- The request -
Pictures are not part of the copy. Retype the lines from the first one through the line that contains "17, color: '#1a1a1a'".

++++

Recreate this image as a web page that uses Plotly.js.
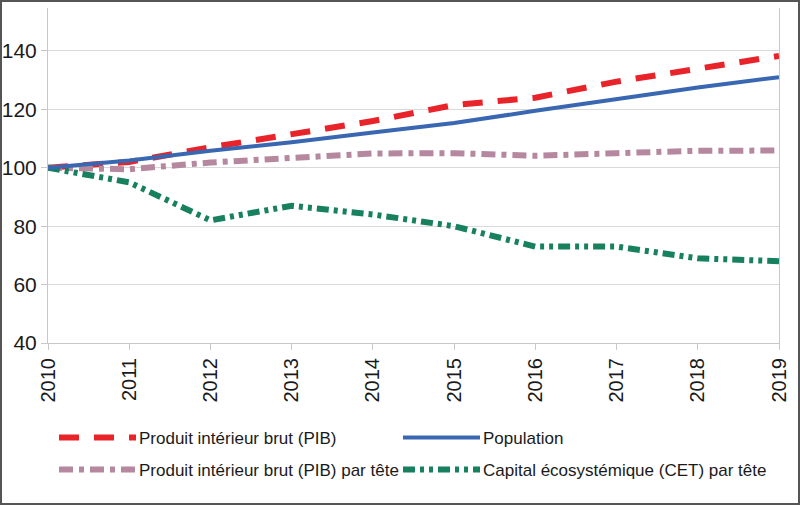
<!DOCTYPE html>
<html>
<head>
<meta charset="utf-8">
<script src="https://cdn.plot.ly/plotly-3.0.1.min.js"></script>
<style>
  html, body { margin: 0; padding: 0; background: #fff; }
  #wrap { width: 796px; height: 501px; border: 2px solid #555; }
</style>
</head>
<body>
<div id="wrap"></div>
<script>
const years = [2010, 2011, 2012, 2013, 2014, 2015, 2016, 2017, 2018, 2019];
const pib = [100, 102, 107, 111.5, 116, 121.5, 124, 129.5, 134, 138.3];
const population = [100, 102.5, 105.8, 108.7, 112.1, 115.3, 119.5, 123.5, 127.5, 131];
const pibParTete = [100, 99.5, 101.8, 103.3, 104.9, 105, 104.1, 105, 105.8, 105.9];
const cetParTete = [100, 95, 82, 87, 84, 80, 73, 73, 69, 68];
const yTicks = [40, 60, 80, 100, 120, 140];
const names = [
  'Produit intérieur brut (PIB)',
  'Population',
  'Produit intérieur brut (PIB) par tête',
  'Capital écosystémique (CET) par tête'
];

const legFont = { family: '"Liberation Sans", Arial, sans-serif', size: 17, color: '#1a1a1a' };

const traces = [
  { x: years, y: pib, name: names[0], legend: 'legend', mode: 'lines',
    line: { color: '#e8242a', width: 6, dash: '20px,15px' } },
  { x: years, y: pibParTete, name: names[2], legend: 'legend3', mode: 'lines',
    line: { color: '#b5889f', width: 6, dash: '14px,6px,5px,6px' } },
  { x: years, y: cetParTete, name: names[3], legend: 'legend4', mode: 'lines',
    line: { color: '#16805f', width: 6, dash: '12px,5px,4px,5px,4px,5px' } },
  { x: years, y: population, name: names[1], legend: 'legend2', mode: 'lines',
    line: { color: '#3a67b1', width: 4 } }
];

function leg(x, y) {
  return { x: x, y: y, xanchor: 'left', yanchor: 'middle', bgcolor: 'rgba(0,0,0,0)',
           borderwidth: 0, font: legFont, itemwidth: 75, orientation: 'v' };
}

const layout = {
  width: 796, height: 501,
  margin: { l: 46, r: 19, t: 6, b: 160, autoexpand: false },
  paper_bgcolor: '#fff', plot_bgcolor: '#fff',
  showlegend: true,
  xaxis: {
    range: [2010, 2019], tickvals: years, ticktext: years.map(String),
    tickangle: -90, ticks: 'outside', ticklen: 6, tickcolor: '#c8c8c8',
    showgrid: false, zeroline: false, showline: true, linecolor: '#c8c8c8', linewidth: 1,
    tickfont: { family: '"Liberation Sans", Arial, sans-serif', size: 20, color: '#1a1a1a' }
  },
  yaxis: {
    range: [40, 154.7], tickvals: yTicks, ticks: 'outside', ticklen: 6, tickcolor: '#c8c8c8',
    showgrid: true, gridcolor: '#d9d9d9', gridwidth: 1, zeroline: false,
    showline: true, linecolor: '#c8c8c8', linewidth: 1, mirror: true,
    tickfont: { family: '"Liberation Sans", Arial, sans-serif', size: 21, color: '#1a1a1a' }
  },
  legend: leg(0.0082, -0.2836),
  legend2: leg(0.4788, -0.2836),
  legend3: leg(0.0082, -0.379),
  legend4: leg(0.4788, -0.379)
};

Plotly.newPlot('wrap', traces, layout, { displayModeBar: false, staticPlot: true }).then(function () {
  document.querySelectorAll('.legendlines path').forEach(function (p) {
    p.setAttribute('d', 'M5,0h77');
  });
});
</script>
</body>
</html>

++++

- Solution for this task -
Recreate this image as a web page that uses Plotly.js.
<!DOCTYPE html>
<html>
<head>
<meta charset="utf-8">
<script src="https://cdn.plot.ly/plotly-3.0.1.min.js"></script>
<style>
  html, body { margin: 0; padding: 0; background: #fff; }
  #wrap { width: 796px; height: 501px; border: 2px solid #555; }
</style>
</head>
<body>
<div id="wrap"></div>
<script>
const years = [2010, 2011, 2012, 2013, 2014, 2015, 2016, 2017, 2018, 2019];
const pib = [100, 102, 107, 111.5, 116, 121.5, 124, 129.5, 134, 138.3];
const population = [100, 102.5, 105.8, 108.7, 112.1, 115.3, 119.5, 123.5, 127.5, 131];
const pibParTete = [100, 99.5, 101.8, 103.3, 104.9, 105, 104.1, 105, 105.8, 105.9];
const cetParTete = [100, 95, 82, 87, 84, 80, 73, 73, 69, 68];
const yTicks = [40, 60, 80, 100, 120, 140];
const names = [
  'Produit intérieur brut (PIB)',
  'Population',
  'Produit intérieur brut (PIB) par tête',
  'Capital écosystémique (CET) par tête'
];

const legFont = { family: '"Liberation Sans", Arial, sans-serif', size: 17, color: '#1a1a1a' };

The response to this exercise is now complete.